The hard questions are well known. Planning delays, viability pressures, infrastructure constraints, and a persistent lack of policy certainty continue to slow delivery. Capital is there, but it’s more disciplined, more selective and more focused on confidence in the pipeline. That’s not a weakness in the market; it’s a sign of maturity. The right discussion at UKREiiF isn’t whether BTR sounds attractive in principle, but rather what makes schemes investable in practice: operational performance, affordability, demand resilience, and delivery certainty. Investors making 30-year commitments need to understand the direction of travel and they deserve frank, evidence-based conversation from the experts in the pavilion, those on the ground, delivering homes day in, day out.

The same applies to the relationship between BTR and local and regional government. The future of rental living won’t be unlocked by capital alone; it’ll be unlocked by confidence, trust and partnership at the place level. Councils and combined authorities are not on the edge of this conversation; they are central to it. If BTR is going to support housing growth and regeneration in a meaningful way, it must be understood not as an asset class but as part of a placemaking and delivery strategy. And that understanding must be built in the room, through genuine dialogue and engaging presentations.
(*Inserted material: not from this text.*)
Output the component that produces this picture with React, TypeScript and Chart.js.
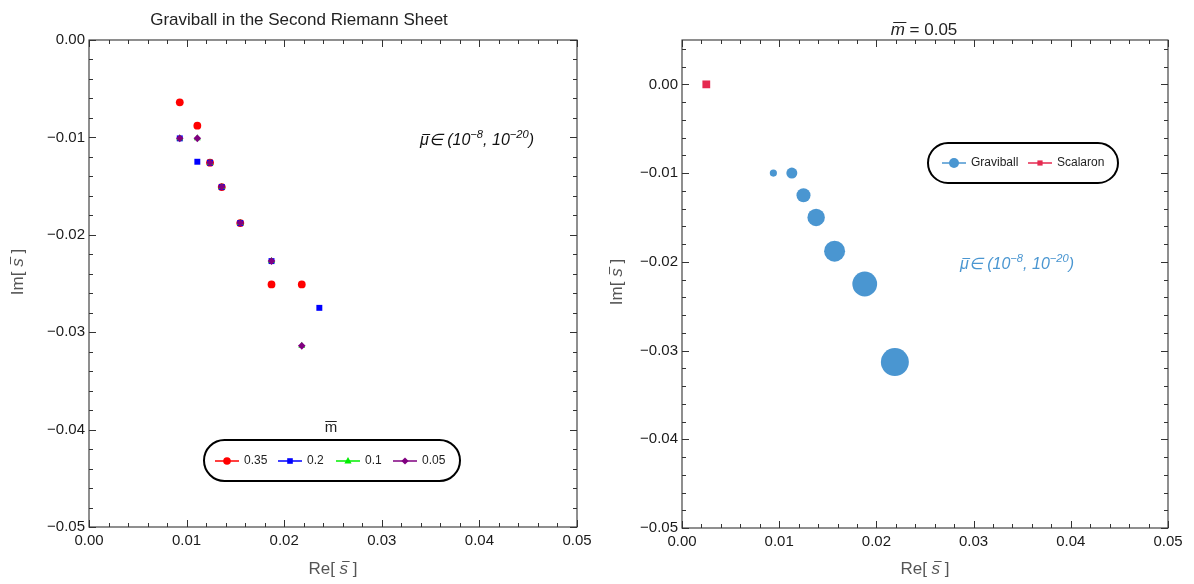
import React, { useEffect, useRef } from 'react';
import { Chart, registerables } from 'chart.js';
Chart.register(...registerables);

// ---------- data ----------
const X_TICKS = [0, 0.01, 0.02, 0.03, 0.04, 0.05];
const Y_TICKS = [0, -0.01, -0.02, -0.03, -0.04, -0.05];

// left panel: graviball poles for several m-bar values
const RE_035 = [0.0093, 0.0111, 0.0124, 0.0136, 0.0155, 0.0187, 0.0218];
const IM_035 = [-0.0064, -0.0088, -0.0126, -0.0151, -0.0188, -0.0251, -0.0251];
const RE_02 = [0.0093, 0.0111, 0.0124, 0.0136, 0.0155, 0.0187, 0.0236];
const IM_02 = [-0.0101, -0.0125, -0.0126, -0.0151, -0.0188, -0.0227, -0.0275];
const RE_01 = [0.0093, 0.0111, 0.0124, 0.0136, 0.0155, 0.0187, 0.0218];
const IM_01 = [-0.0101, -0.0101, -0.0126, -0.0151, -0.0188, -0.0227, -0.0314];
const RE_005 = [0.0093, 0.0111, 0.0124, 0.0136, 0.0155, 0.0187, 0.0218];
const IM_005 = [-0.0101, -0.0101, -0.0126, -0.0151, -0.0188, -0.0227, -0.0314];

// right panel (m-bar = 0.05)
const GRAV_RE = [0.0094, 0.0113, 0.0125, 0.0138, 0.0157, 0.0188, 0.0219];
const GRAV_IM = [-0.0100, -0.0100, -0.0125, -0.0150, -0.0188, -0.0225, -0.0313];
const SCAL_RE = [0.0025];
const SCAL_IM = [0.0];

// ---------- styles ----------
const GRAV_RADII = [3.6, 5.5, 7, 8.7, 10.5, 12.4, 14];
const FONT = '"Liberation Sans", Arial, Helvetica, sans-serif';
const BLUE = '#4a96d1';
const CRIMSON = '#e5294f';
const LABEL_GRAY = '#555555';
const TICK_COLOR = '#1a1a1a';

const zip = (xs: number[], ys: number[]) => xs.map((x, i) => ({ x, y: ys[i] }));
const fmt = (v: number) => (Math.abs(v) < 1e-9 ? '0.00' : v.toFixed(2).replace('-', '\u2212'));

type Part = { t: string; size: number; italic?: boolean; dy?: number; bar?: boolean };
const fontOf = (p: Part) => `${p.italic ? 'italic ' : ''}${p.size}px ${FONT}`;

function drawRich(ctx: CanvasRenderingContext2D, parts: Part[], x: number, y: number, align: 'left' | 'center', color: string) {
  ctx.save();
  ctx.fillStyle = color;
  ctx.strokeStyle = color;
  ctx.textBaseline = 'middle';
  ctx.textAlign = 'left';
  let total = 0;
  const widths = parts.map((p) => {
    ctx.font = fontOf(p);
    const w = ctx.measureText(p.t).width;
    total += w;
    return w;
  });
  let cx = align === 'center' ? x - total / 2 : x;
  parts.forEach((p, i) => {
    ctx.font = fontOf(p);
    const yy = y + (p.dy || 0);
    ctx.fillText(p.t, cx, yy);
    if (p.bar) {
      const sh = p.italic ? p.size * 0.12 : 0;
      const by = Math.round(yy - p.size * 0.45) + 0.5;
      ctx.lineWidth = 1;
      ctx.beginPath();
      ctx.moveTo(cx + sh + 0.5, by);
      ctx.lineTo(cx + widths[i] + sh - 0.5, by);
      ctx.stroke();
    }
    cx += widths[i];
  });
  ctx.restore();
}

function drawFrame(chart: any, xMin: number, xMax: number, yMin: number, yMax: number) {
  const { ctx, chartArea: a, scales } = chart;
  const xs = scales.x;
  const ys = scales.y;
  ctx.save();
  ctx.strokeStyle = '#333333';
  ctx.lineWidth = 1.1;
  ctx.strokeRect(a.left, a.top, a.right - a.left, a.bottom - a.top);
  ctx.lineWidth = 1;
  const step = 0.002;
  const nx = Math.floor((xMax - xMin) / step + 1e-6);
  for (let i = 0; i <= nx; i++) {
    const v = xMin + i * step;
    const major = Math.abs(v / 0.01 - Math.round(v / 0.01)) < 1e-6;
    const len = major ? 7 : 4;
    const px = Math.round(xs.getPixelForValue(v)) + 0.5;
    ctx.beginPath();
    ctx.moveTo(px, a.bottom);
    ctx.lineTo(px, a.bottom - len);
    ctx.moveTo(px, a.top);
    ctx.lineTo(px, a.top + len);
    ctx.stroke();
  }
  const ny = Math.floor((yMax - yMin) / step + 1e-6);
  for (let i = 0; i <= ny; i++) {
    const v = yMin + i * step;
    const major = Math.abs(v / 0.01 - Math.round(v / 0.01)) < 1e-6;
    const len = major ? 7 : 4;
    const py = Math.round(ys.getPixelForValue(v)) + 0.5;
    ctx.beginPath();
    ctx.moveTo(a.left, py);
    ctx.lineTo(a.left + len, py);
    ctx.moveTo(a.right, py);
    ctx.lineTo(a.right - len, py);
    ctx.stroke();
  }
  ctx.restore();
}

function stadium(ctx: CanvasRenderingContext2D, x: number, y: number, w: number, h: number) {
  const r = h / 2;
  ctx.save();
  ctx.strokeStyle = '#000';
  ctx.lineWidth = 2;
  ctx.beginPath();
  ctx.moveTo(x + r, y);
  ctx.lineTo(x + w - r, y);
  ctx.arc(x + w - r, y + r, r, -Math.PI / 2, Math.PI / 2);
  ctx.lineTo(x + r, y + h);
  ctx.arc(x + r, y + r, r, Math.PI / 2, (3 * Math.PI) / 2);
  ctx.closePath();
  ctx.fillStyle = '#fff';
  ctx.fill();
  ctx.stroke();
  ctx.restore();
}

function marker(ctx: CanvasRenderingContext2D, kind: string, x: number, y: number, r: number, color: string) {
  ctx.save();
  ctx.fillStyle = color;
  ctx.beginPath();
  if (kind === 'circle') ctx.arc(x, y, r, 0, Math.PI * 2);
  else if (kind === 'square') ctx.rect(x - r, y - r, 2 * r, 2 * r);
  else if (kind === 'triangle') {
    ctx.moveTo(x, y - r * 1.1);
    ctx.lineTo(x + r, y + r * 0.7);
    ctx.lineTo(x - r, y + r * 0.7);
    ctx.closePath();
  } else {
    ctx.moveTo(x, y - r);
    ctx.lineTo(x + r, y);
    ctx.lineTo(x, y + r);
    ctx.lineTo(x - r, y);
    ctx.closePath();
  }
  ctx.fill();
  ctx.restore();
}

function legendEntry(ctx: CanvasRenderingContext2D, x0: number, y: number, color: string, kind: string, r: number, label: string) {
  ctx.save();
  ctx.strokeStyle = color;
  ctx.lineWidth = 1.5;
  ctx.beginPath();
  ctx.moveTo(x0, y);
  ctx.lineTo(x0 + 24, y);
  ctx.stroke();
  ctx.restore();
  marker(ctx, kind, x0 + 12, y, r, color);
  drawRich(ctx, [{ t: label, size: 12 }], x0 + 29, y, 'left', '#222');
}

const muParts = (size: number): Part[] => [
  { t: '\u03bc', size, italic: true, bar: true },
  { t: '\u2208 (10', size, italic: true },
  { t: '\u22128', size: size * 0.7, italic: true, dy: -size * 0.38 },
  { t: ', 10', size, italic: true },
  { t: '\u221220', size: size * 0.7, italic: true, dy: -size * 0.38 },
  { t: ')', size, italic: true },
];

const sBarLabel = (prefix: string, size: number): Part[] => [
  { t: prefix + '[ ', size },
  { t: 's', size, italic: true, bar: true },
  { t: ' ]', size },
];

function axisOpts(ticks: number[], min: number, max: number, fitKey: 'height' | 'width', fitVal: number, pad: number) {
  return {
    type: 'linear' as const,
    min,
    max,
    afterBuildTicks: (s: any) => {
      s.ticks = ticks.map((v) => ({ value: v }));
    },
    afterFit: (s: any) => {
      s[fitKey] = fitVal;
    },
    ticks: {
      callback: (v: any) => fmt(Number(v)),
      font: { size: 15, family: FONT },
      color: TICK_COLOR,
      padding: pad,
      maxRotation: 0,
      autoSkip: false,
    },
    grid: { display: false, drawTicks: false },
    border: { display: false },
  };
}

export default function App() {
  const leftRef = useRef<HTMLCanvasElement>(null);
  const rightRef = useRef<HTMLCanvasElement>(null);

  useEffect(() => {
    const leftDecor = {
      id: 'leftDecor',
      afterDraw(chart: any) {
        const ctx = chart.ctx as CanvasRenderingContext2D;
        drawFrame(chart, 0, 0.05, -0.05, 0);
        drawRich(ctx, [{ t: 'Graviball in the Second Riemann Sheet', size: 17 }], 299, 20, 'center', '#222');
        drawRich(ctx, sBarLabel('Re', 17), 333, 569, 'center', LABEL_GRAY);
        ctx.save();
        ctx.translate(18, 272);
        ctx.rotate(-Math.PI / 2);
        drawRich(ctx, sBarLabel('Im', 17), 0, 0, 'center', LABEL_GRAY);
        ctx.restore();
        drawRich(ctx, muParts(16), 420, 141, 'left', '#111');
        drawRich(ctx, [{ t: 'm', size: 15, bar: true }], 331, 428, 'center', '#222');
        stadium(ctx, 204, 440, 256, 41);
        legendEntry(ctx, 215, 461, '#ff0000', 'circle', 3.8, '0.35');
        legendEntry(ctx, 278, 461, '#0000ff', 'square', 2.8, '0.2');
        legendEntry(ctx, 336, 461, '#00ee00', 'triangle', 3.6, '0.1');
        legendEntry(ctx, 393, 461, '#800080', 'diamond', 3.6, '0.05');
      },
    };

    const rightDecor = {
      id: 'rightDecor',
      afterDraw(chart: any) {
        const ctx = chart.ctx as CanvasRenderingContext2D;
        drawFrame(chart, 0, 0.05, -0.05, 0.005);
        drawRich(
          ctx,
          [
            { t: 'm', size: 17, italic: true, bar: true },
            { t: ' = 0.05', size: 17 },
          ],
          327,
          30,
          'center',
          '#222'
        );
        drawRich(ctx, sBarLabel('Re', 17), 328, 569, 'center', LABEL_GRAY);
        ctx.save();
        ctx.translate(20, 282);
        ctx.rotate(-Math.PI / 2);
        drawRich(ctx, sBarLabel('Im', 17), 0, 0, 'center', LABEL_GRAY);
        ctx.restore();
        drawRich(ctx, muParts(16), 363, 265, 'left', BLUE);
        stadium(ctx, 331, 143, 190, 40);
        legendEntry(ctx, 345, 163, BLUE, 'circle', 5, 'Graviball');
        legendEntry(ctx, 431, 163, CRIMSON, 'square', 2.6, 'Scalaron');
      },
    };

    const common = {
      responsive: false,
      animation: false as const,
      events: [] as any[],
      devicePixelRatio: 1,
      plugins: { legend: { display: false }, tooltip: { enabled: false }, title: { display: false } },
    };

    const left = new Chart(leftRef.current!, {
      type: 'scatter',
      data: {
        datasets: [
          { label: '0.35', data: zip(RE_035, IM_035), order: 4, backgroundColor: '#ff0000', borderColor: '#ff0000', pointStyle: 'circle', pointRadius: 3.9, pointBorderWidth: 0 },
          { label: '0.2', data: zip(RE_02, IM_02), order: 3, backgroundColor: '#0000ff', borderColor: '#0000ff', pointStyle: 'rect', pointRadius: 4.2, pointBorderWidth: 0 },
          { label: '0.1', data: zip(RE_01, IM_01), order: 2, backgroundColor: '#00ee00', borderColor: '#00ee00', pointStyle: 'triangle', pointRadius: 4, pointBorderWidth: 0 },
          { label: '0.05', data: zip(RE_005, IM_005), order: 1, backgroundColor: '#800080', borderColor: '#800080', pointStyle: 'rectRot', pointRadius: 3.8, pointBorderWidth: 0 },
        ],
      },
      options: {
        ...common,
        layout: { padding: { top: 40, right: 20, left: 0, bottom: 0 } },
        scales: {
          x: axisOpts(X_TICKS, 0, 0.05, 'height', 57, 5),
          y: axisOpts(Y_TICKS, -0.05, 0, 'width', 89, 4),
        },
      } as any,
      plugins: [leftDecor],
    });

    const right = new Chart(rightRef.current!, {
      type: 'scatter',
      data: {
        datasets: [
          { label: 'Graviball', data: zip(GRAV_RE, GRAV_IM), order: 2, backgroundColor: BLUE, borderColor: BLUE, pointStyle: 'circle', pointRadius: GRAV_RADII, pointBorderWidth: 0 },
          { label: 'Scalaron', data: zip(SCAL_RE, SCAL_IM), order: 1, backgroundColor: CRIMSON, borderColor: CRIMSON, pointStyle: 'rect', pointRadius: 5.5, pointBorderWidth: 0 },
        ],
      },
      options: {
        ...common,
        layout: { padding: { top: 40, right: 26, left: 0, bottom: 0 } },
        scales: {
          x: axisOpts(X_TICKS, 0, 0.05, 'height', 56, 5),
          y: axisOpts(Y_TICKS, -0.05, 0.005, 'width', 85, 4),
        },
      } as any,
      plugins: [rightDecor],
    });

    return () => {
      left.destroy();
      right.destroy();
    };
  }, []);

  return (
    <div style={{ position: 'absolute', left: 0, top: 0, width: 1194, height: 584, background: '#fff' }}>
      <canvas ref={leftRef} width={597} height={584} style={{ position: 'absolute', left: 0, top: 0 }} />
      <canvas ref={rightRef} width={597} height={584} style={{ position: 'absolute', left: 597, top: 0 }} />
    </div>
  );
}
The ARL has worked hard to put rental living at the heart of the UKREiiF agenda. Our programme spans the Housing Development Summit and the Housed Shared Living Summit, and it’s designed to do exactly what I’m calling for here: to move beyond visibility and into substance. That includes an invitation-only local authority and investor roundtable chaired by the ARL on trust and partnership in BTR delivery; a panel session examining whether the shared rented living sectors can genuinely help solve the housing crisis; a session on the growing weight of regulation and politics on rental living; a discussion testing whether sustainability, EDI and social impact still drive performance in a shifting global context; and a session exploring subscription living and what the shift from ownership to access means for affordability, ESG and urban planning.

UKREiiF 2026 will also see the launch of the Rental Living Code of Practice and Customer Charter. Developed by the ARL and supported by the BTR Alliance, this is a foundational Code that sets out the standards and quality the professionally managed rental sector operates to. It’s not a marketing exercise but a tangible, sector-led commitment to credibility – the kind of initiative that demonstrates the sector is serious about earning trust, not just requesting it.

But none of this delivers outcomes on its own, the sector itself must show up with discipline and collective leadership. That means arriving with data, not just decks, presenting evidence on performance, supply chain capacity, environmental impact and resident outcomes that can withstand scrutiny. It means being prepared to challenge and be challenged and it means speaking with one voice on the issues that matter through bodies such as the ARL rather than fragmenting into competing narratives.

We’re no longer a niche part of the market asking to be notice, we’re an established and increasingly important part of the UK housing system. The UK’s housing crisis is not a problem of ambition, there’s no shortage of targets, strategies or stated intent. What’s missing is the connective tissue between policy, capital and delivery; UKREiiF gives us the platform and the audience, the responsibility for using it well rests with every one of us in that room.

So come to Leeds with clear purpose. Come prepared to shape the future of rental living: to build the certainty that unlocks investment and the trust that unlocks partnership with government. Come to ask the hard questions and to commit to answers.

What BTR needs from everyone engaged in BTR at UKREiiF 2026 is simple: more substance; less rhetoric, more delivery; less noise, more leadership.